Author Photoportalhukumid
23 Jan 2025
Ilustrasi (strateginews.id).
Ilustrasi (strateginews.id).

Pakar Hukum Universitas Brawijaya (UB), Prija Djatmika, memberikan kritik tajam terhadap dua pasal dalam Rancangan Undang-Undang (RUU) Kitab Undang-Undang Hukum Acara Pidana (KUHAP). Menurutnya, Pasal 111 Ayat (2) dan Pasal 12 Ayat (11) berpotensi menciptakan persoalan baru dalam distribusi kewenangan antara institusi kepolisian dan kejaksaan. Kedua pasal ini dianggap dapat mengganggu tatanan sistem peradilan pidana yang saat ini sudah berjalan sesuai dengan prinsip pemisahan kewenangan yang jelas.

Pasal 111 Ayat (2) dalam RUU KUHAP memberikan kewenangan kepada jaksa untuk mempertanyakan sah atau tidaknya penangkapan dan penahanan yang dilakukan oleh kepolisian. Prija menilai, kewenangan tersebut seharusnya menjadi hak mutlak dari kepolisian atau hakim komisaris, bukan jaksa. Dalam pandangannya, memberikan kewenangan tersebut kepada jaksa hanya akan menciptakan tumpang tindih kewenangan antara lembaga penegak hukum. Ia bahkan menyarankan agar ayat ini dihapuskan demi mencegah terjadinya ketidakpaduan dalam penanganan perkara hukum. “Kontrol sah atau tidaknya penangkapan itu seharusnya dilakukan oleh hakim komisaris atau hakim pemeriksa pendahuluan, bukan jaksa,” ujarnya.

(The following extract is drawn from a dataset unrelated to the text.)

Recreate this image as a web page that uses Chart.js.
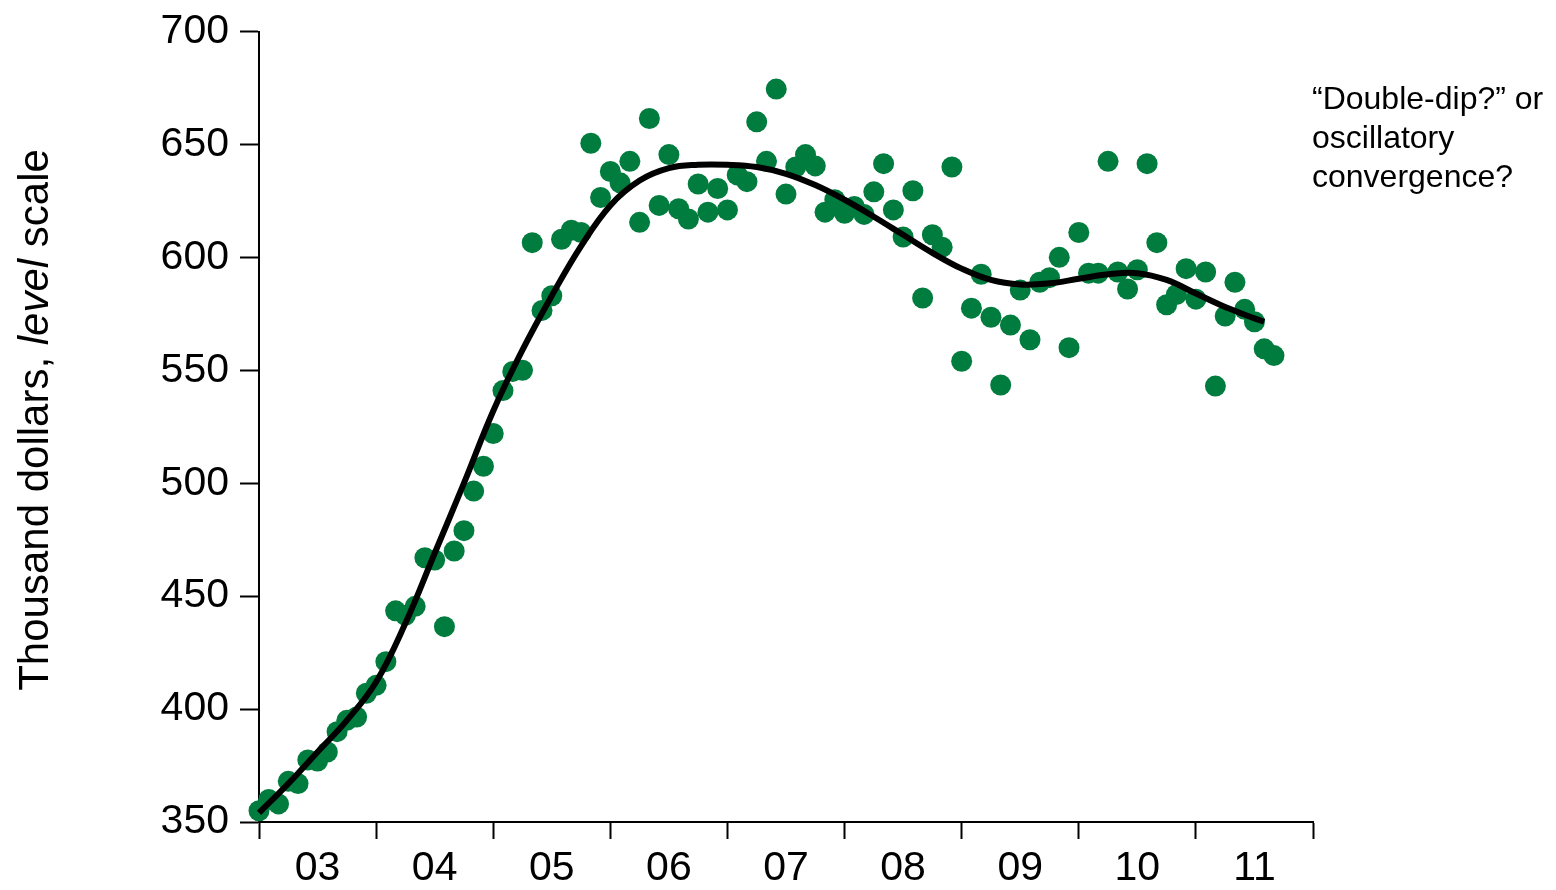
<!DOCTYPE html>
<html>
<head>
<meta charset="utf-8">
<script src="https://cdn.jsdelivr.net/npm/chart.js@4.4.1/dist/chart.umd.min.js"></script>
<style>
    body { margin: 0; background: #fff; }
    #wrap { width: 1556px; height: 890px; position: relative; }
</style>
</head>
<body>
<div id="wrap"><canvas id="priceChart"></canvas></div>
<script>
// Monthly values, Jan 2003 .. Sep 2011 (thousand dollars)
const startYear = 2003;
const monthlyValues = [
    355, 360, 358, 368, 367, 377.5, 377, 381, 390, 395, 396.5, 407,
    410.5, 421, 443.5, 441.5, 445.5, 467, 466, 436.5, 470, 479, 496.5, 507.5,
    522, 541, 549.5, 550, 606.5, 576.5, 583, 608, 612, 611, 650.5, 626.5,
    638, 633, 642.5, 615.5, 661.5, 623, 645.5, 621.5, 617, 632.5, 620, 630.5,
    621, 636.5, 633.5, 660, 642.5, 674.5, 628, 640, 645.5, 640.5, 620, 625.5,
    619.5, 622.5, 619, 629, 641.5, 621, 609, 629.5, 582, 610, 604.5, 640,
    554, 577.5, 592.5, 573.5, 543.5, 570, 585.5, 563.5, 589, 591, 600, 560,
    611, 593, 593, 642.5, 593.5, 586, 594.5, 641.5, 606.5, 579, 583.5, 595,
    581.5, 593.5, 543, 574, 589, 577, 571.5, 559.5, 556.5
];

// Smoothed trend (month index -> value)
const trendMonths = [0, 3, 6, 9, 12, 15, 18, 21, 24, 27, 30, 33, 36, 39, 42, 45, 48, 51,
    54, 57, 60, 63, 66, 69, 72, 75, 78, 81, 84, 87, 90, 93, 96, 99, 102, 103];
const trendValues = [354, 367, 381, 395, 412, 438, 469, 500, 532, 559, 583, 605, 623, 634, 639.5, 641, 641, 640,
    637, 632, 625.5, 618, 610, 602, 595, 590, 588, 588.5, 590.5, 592.5, 593, 590, 584, 578, 573, 571.5];

// Axis labels
const yearLabels = ['03', '04', '05', '06', '07', '08', '09', '10', '11'];
const yTitleParts = ['Thousand dollars, ', 'level', ' scale'];
const noteLines = ['\u201cDouble-dip?\u201d or', 'oscillatory', 'convergence?'];

const FONT = '"Liberation Sans", Arial, sans-serif';

const toYear = (m) => startYear + m / 12;

// Rotated y title with italic word + side note
const textPlugin = {
    id: 'textPlugin',
    afterDraw: (chart) => {
        const ctx = chart.ctx;
        ctx.save();
        ctx.fillStyle = '#000';
        ctx.textBaseline = 'alphabetic';

        // y title
        const fonts = ['42px ' + FONT, 'italic 42px ' + FONT, '42px ' + FONT];
        const widths = yTitleParts.map((t, i) => {
            ctx.font = fonts[i];
            return ctx.measureText(t).width;
        });
        const total = widths.reduce((a, b) => a + b, 0);
        ctx.translate(48, 420);
        ctx.rotate(-Math.PI / 2);
        let x = -total / 2;
        yTitleParts.forEach((t, i) => {
            ctx.font = fonts[i];
            ctx.textAlign = 'left';
            ctx.fillText(t, x, 0);
            x += widths[i];
        });
        ctx.restore();

        // note
        ctx.save();
        ctx.fillStyle = '#000';
        ctx.font = '32px ' + FONT;
        ctx.textAlign = 'left';
        ctx.textBaseline = 'alphabetic';
        noteLines.forEach((line, i) => {
            ctx.fillText(line, 1312, 109 + i * 39);
        });
        ctx.restore();
    }
};

const ctx = document.getElementById('priceChart').getContext('2d');
new Chart(ctx, {
    type: 'scatter',
    data: {
        datasets: [
            {
                label: 'Trend',
                data: trendMonths.map((m, i) => ({ x: toYear(m), y: trendValues[i] })),
                showLine: true,
                borderColor: '#000',
                borderWidth: 6,
                pointRadius: 0,
                tension: 0.4,
                clip: false,
                order: 0
            },
            {
                label: 'Monthly',
                data: monthlyValues.map((v, i) => ({ x: toYear(i), y: v })),
                backgroundColor: '#007c3e',
                borderWidth: 0,
                pointRadius: 10.5,
                clip: false,
                order: 1
            }
        ]
    },
    options: {
        responsive: true,
        maintainAspectRatio: false,
        animation: false,
        events: [],
        layout: { padding: { top: 30, right: 243, bottom: 0, left: 0 } },
        plugins: {
            legend: { display: false },
            tooltip: { enabled: false }
        },
        scales: {
            x: {
                type: 'linear',
                min: 2003,
                max: 2012,
                afterFit: (scale) => { scale.height = 68; },
                border: { display: true, color: '#000', width: 2 },
                grid: {
                    drawOnChartArea: false,
                    drawTicks: true,
                    tickLength: 17,
                    tickWidth: 2,
                    color: (c) => (c.tick && c.tick.value % 1 === 0 ? '#000' : 'rgba(0,0,0,0)')
                },
                ticks: {
                    stepSize: 0.5,
                    autoSkip: false,
                    maxRotation: 0,
                    padding: 5,
                    color: '#000',
                    font: { family: FONT, size: 41 },
                    callback: (v) => (v % 1 === 0.5 ? yearLabels[Math.floor(v) - startYear] : '')
                }
            },
            y: {
                min: 350,
                max: 700,
                afterFit: (scale) => { scale.width = 259; },
                border: { display: true, color: '#000', width: 2 },
                grid: {
                    drawOnChartArea: false,
                    drawTicks: true,
                    tickLength: 19,
                    tickWidth: 2,
                    color: '#000'
                },
                ticks: {
                    stepSize: 50,
                    padding: 11,
                    color: '#000',
                    font: { family: FONT, size: 41, lineHeight: 1 }
                }
            }
        }
    },
    plugins: [textPlugin]
});
</script>
</body>
</html>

Adapun Pasal 12 Ayat (11) mengatur bahwa jika laporan masyarakat yang disampaikan kepada polisi tidak mendapat tanggapan dalam waktu 14 hari, maka masyarakat dapat melanjutkan laporan tersebut ke kejaksaan. Prija menganggap, ketentuan ini merupakan kemunduran yang pernah diterapkan di era Hindia Belanda dan Orde Baru, tetapi kemudian dihapuskan dalam sistem hukum modern Indonesia. Menurutnya, pengaturan ini membuka peluang jaksa untuk kembali bertindak sebagai penyidik, sehingga melanggar prinsip distribusi kewenangan yang telah diatur dengan baik dalam KUHAP. “Jaksa tidak seharusnya memiliki kewenangan menerima laporan masyarakat dan melakukan penyidikan serta penuntutan secara mandiri, kecuali untuk perkara tertentu seperti tindak pidana korupsi dan pelanggaran HAM berat yang termasuk extraordinary crime,” tegasnya.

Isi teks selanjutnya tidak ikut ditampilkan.